After Seifert was fired, Carolina general manager Marty Hurney
checked out Fox carefully and was convinced that the Raiders
incident was a fluke. Of his interview with Fox, Hurney recalls,
"It was like meeting your wife for the first time. It just felt
right."
"When John called me to be his offensive coordinator," says
Henning, who has spent three years coaching with Parcells, "I'd
been planning to go with Bill to Tampa, but that fell through.
John sold me on the same things Bill believed in."

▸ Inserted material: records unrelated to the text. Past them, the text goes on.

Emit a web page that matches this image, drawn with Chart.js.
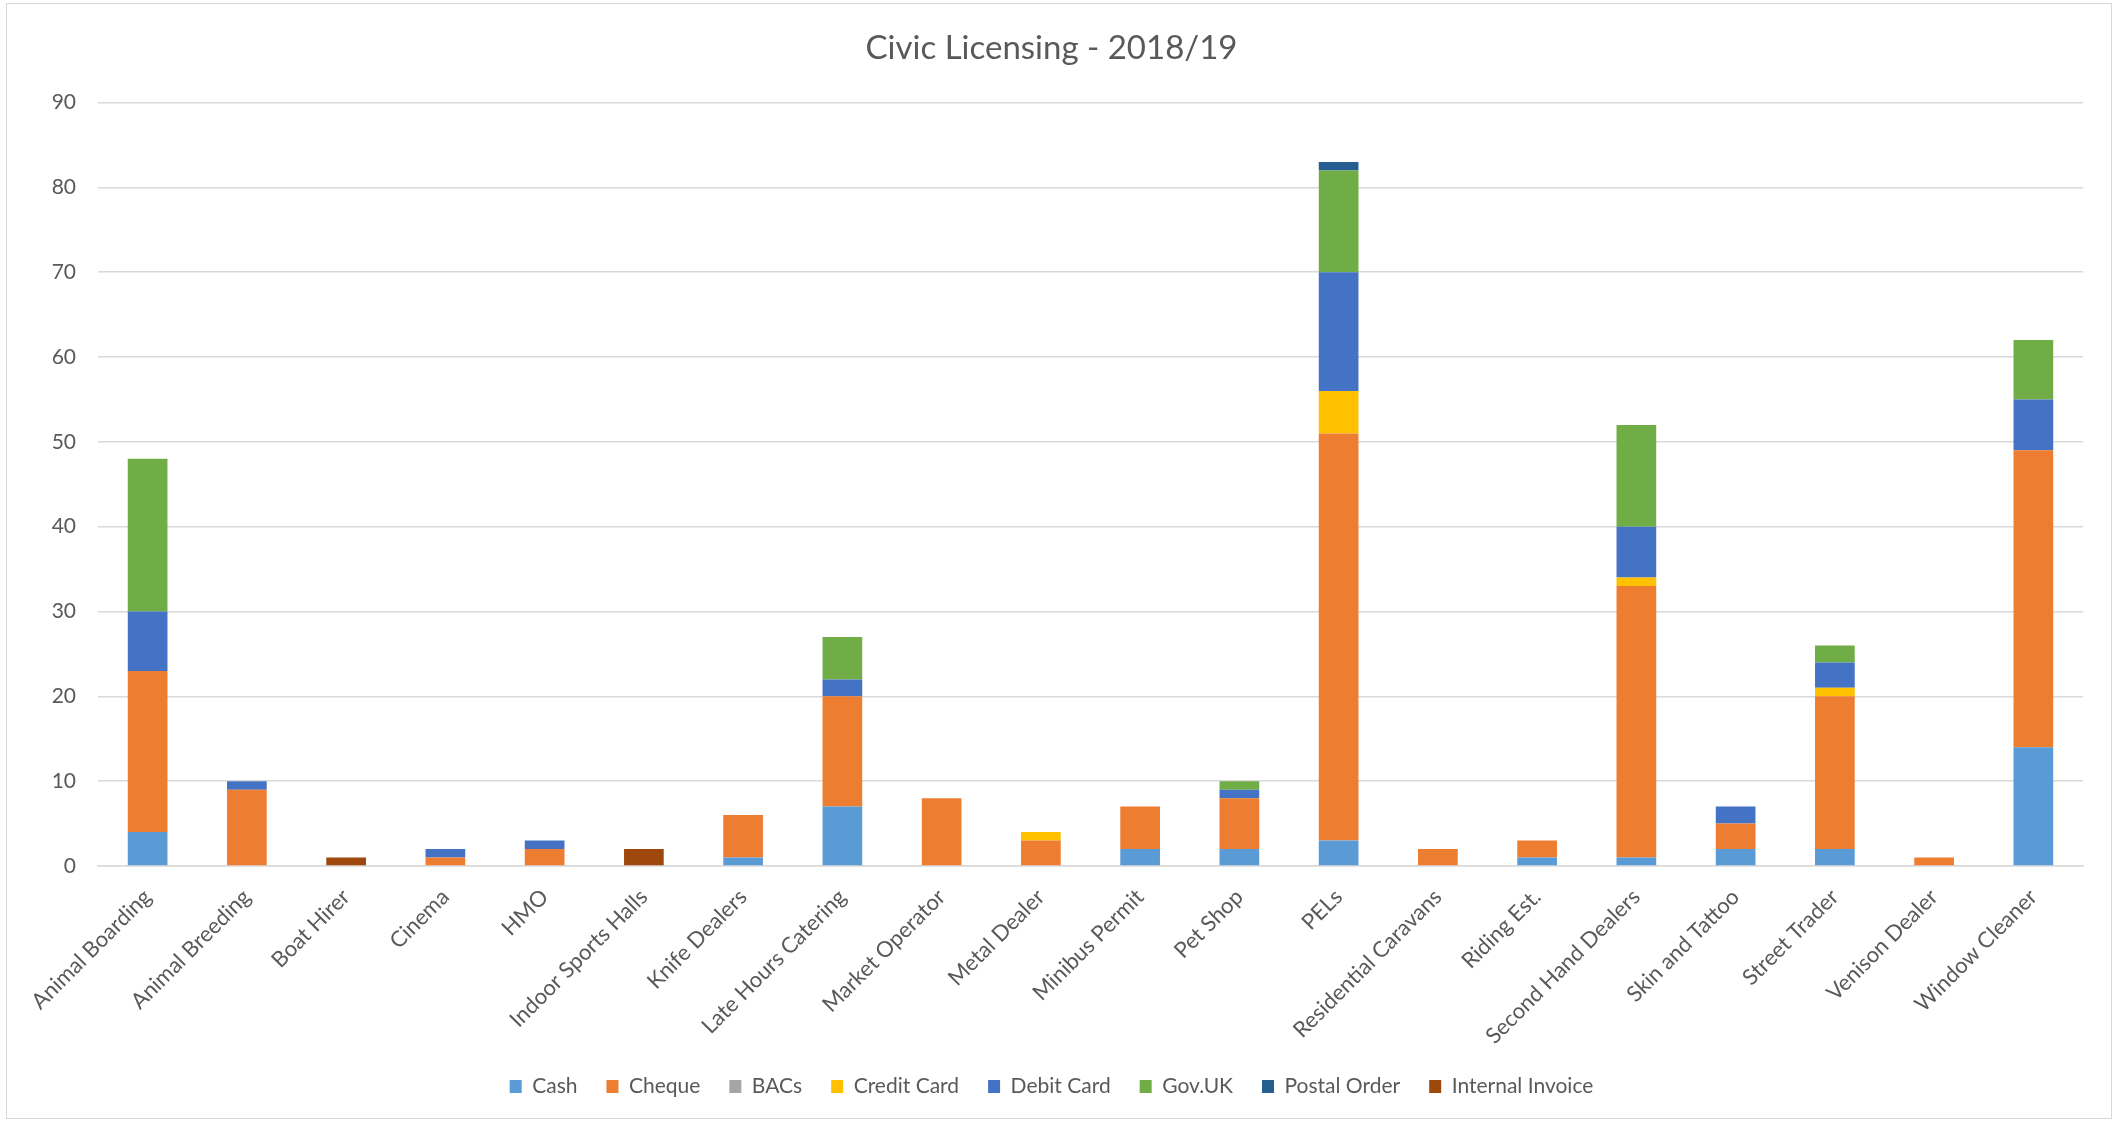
<!DOCTYPE html>
<html>
<head>
<meta charset="utf-8">
<script src="https://cdn.jsdelivr.net/npm/chart.js@4.4.1/dist/chart.umd.min.js"></script>
<style>
  body { margin: 0; overflow: hidden; background: #fff; }
  #wrap { position: relative; width: 2125px; height: 1122px; }
  #frame { position: absolute; left: 6px; top: 3px; width: 2106px; height: 1116px;
           border: 1px solid #d9d9d9; box-sizing: border-box; pointer-events: none; }
</style>
</head>
<body>
<div id="wrap">
  <canvas id="chart" width="2125" height="1122"></canvas>
  <div id="frame"></div>
</div>
<script>

// licence types along the x axis
var categories = ["Animal Boarding", "Animal Breeding", "Boat Hirer", "Cinema", "HMO",
    "Indoor Sports Halls", "Knife Dealers", "Late Hours Catering", "Market Operator",
    "Metal Dealer", "Minibus Permit", "Pet Shop", "PELs", "Residential Caravans",
    "Riding Est.", "Second Hand Dealers", "Skin and Tattoo", "Street Trader",
    "Venison Dealer", "Window Cleaner"];

// payments by method, one value per licence type
var cash            = [4, 0, 0, 0, 0, 0, 1, 7, 0, 0, 2, 2, 3, 0, 1, 1, 2, 2, 0, 14];
var cheque          = [19, 9, 0, 1, 2, 0, 5, 13, 8, 3, 5, 6, 48, 2, 2, 32, 3, 18, 1, 35];
var bacs            = [0, 0, 0, 0, 0, 0, 0, 0, 0, 0, 0, 0, 0, 0, 0, 0, 0, 0, 0, 0];
var creditCard      = [0, 0, 0, 0, 0, 0, 0, 0, 0, 1, 0, 0, 5, 0, 0, 1, 0, 1, 0, 0];
var debitCard       = [7, 1, 0, 1, 1, 0, 0, 2, 0, 0, 0, 1, 14, 0, 0, 6, 2, 3, 0, 6];
var govUk           = [18, 0, 0, 0, 0, 0, 0, 5, 0, 0, 0, 1, 12, 0, 0, 12, 0, 2, 0, 7];
var postalOrder     = [0, 0, 0, 0, 0, 0, 0, 0, 0, 0, 0, 0, 1, 0, 0, 0, 0, 0, 0, 0];
var internalInvoice = [0, 0, 1, 0, 0, 2, 0, 0, 0, 0, 0, 0, 0, 0, 0, 0, 0, 0, 0, 0];

var yTicks = [0, 10, 20, 30, 40, 50, 60, 70, 80, 90];

var textColor = "#595959";
var fontFamily = "Lato, 'Open Sans', sans-serif";

function series(label, data, color)
{
    return {
        label: label,
        data: data,
        backgroundColor: color,
        borderWidth: 0,
        categoryPercentage: 1.0,
        barPercentage: 0.4
    };
}

var ctx = document.getElementById("chart").getContext("2d");
var chart = new Chart(ctx, {
    type: "bar",
    data: {
        labels: categories,
        datasets: [
            series("Cash", cash, "#5B9BD5"),
            series("Cheque", cheque, "#ED7D31"),
            series("BACs", bacs, "#A5A5A5"),
            series("Credit Card", creditCard, "#FFC000"),
            series("Debit Card", debitCard, "#4472C4"),
            series("Gov.UK", govUk, "#70AD47"),
            series("Postal Order", postalOrder, "#255E91"),
            series("Internal Invoice", internalInvoice, "#9E480E")
        ]
    },
    options: {
        responsive: false,
        animation: false,
        layout: { padding: { left: 20, right: 42, top: 0, bottom: 15 } },
        plugins: {
            title: {
                display: true,
                text: "Civic Licensing - 2018/19",
                color: textColor,
                font: { family: fontFamily, size: 33, weight: "normal" },
                padding: { top: 29, bottom: 34 }
            },
            legend: {
                position: "bottom",
                labels: {
                    color: textColor,
                    font: { family: fontFamily, size: 21 },
                    boxWidth: 12,
                    boxHeight: 13,
                    padding: 29
                }
            },
            tooltip: { enabled: false }
        },
        scales: {
            x: {
                stacked: true,
                grid: { display: false },
                border: { color: "#d9d9d9", width: 1.5 },
                ticks: {
                    color: textColor,
                    font: { family: fontFamily, size: 22 },
                    maxRotation: 45,
                    minRotation: 45,
                    autoSkip: false,
                    padding: 10
                },
                afterFit: function(scale) { scale.height = 181; }
            },
            y: {
                stacked: true,
                min: 0,
                max: 90,
                afterBuildTicks: function(scale) {
                    scale.ticks = yTicks.map(function(v) { return { value: v }; });
                },
                grid: { color: "#d9d9d9", lineWidth: 1.5, drawTicks: false },
                border: { display: false },
                ticks: {
                    color: textColor,
                    font: { family: fontFamily, size: 21 },
                    padding: 22
                },
                afterFit: function(scale) { scale.width = 78; }
            }
        }
    }
});
</script>
</body>
</html>
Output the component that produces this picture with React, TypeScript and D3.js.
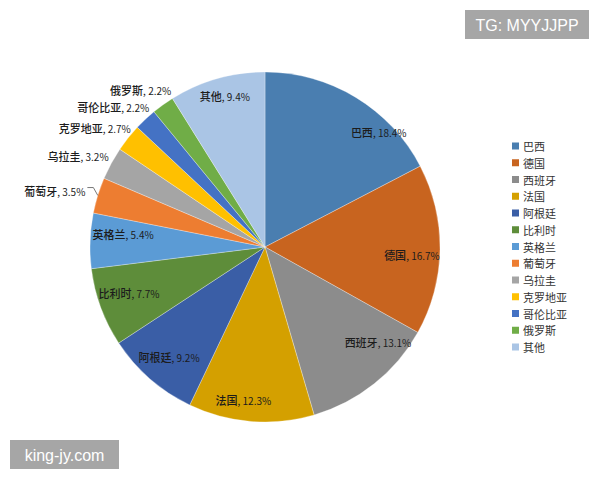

At the start of his first Carolina training camp, Fox gave every
player John Wooden's book on the pyramid of success and had the
Wizard's principle painted in an eight-foot-high triangle just
outside the Panthers' locker room. "I've found in coaching and in
life that most people are afraid to raise the bar because they
might fail," Fox says. "But if you do raise the bar, your team
has to believe in what you're doing. I don't like dictatorial
leadership. You can force players to do what you want, but it
won't work over the long haul if they don't believe in it. You
get the most out of people when they believe what they're doing
works."
So posted around the Panthers' locker room are corny adages, such
as FAILING TO PREPARE IS PREPARING TO FAIL and DON'T BE AFRAID TO
BE GREAT. As he moved through the locker room one day this
season, Fox kept repeating, "Don't be the weak link." Defensive
tackle Brentson Buckner calls his coach a walking fortune cookie.
"I guarantee you," Fox told his players before the playoffs,
"your best will be good enough. Just give me your best."
That's been enough for the Panthers so far. If Fox can make it
last four more quarters, he'll be in Parcells's league at last.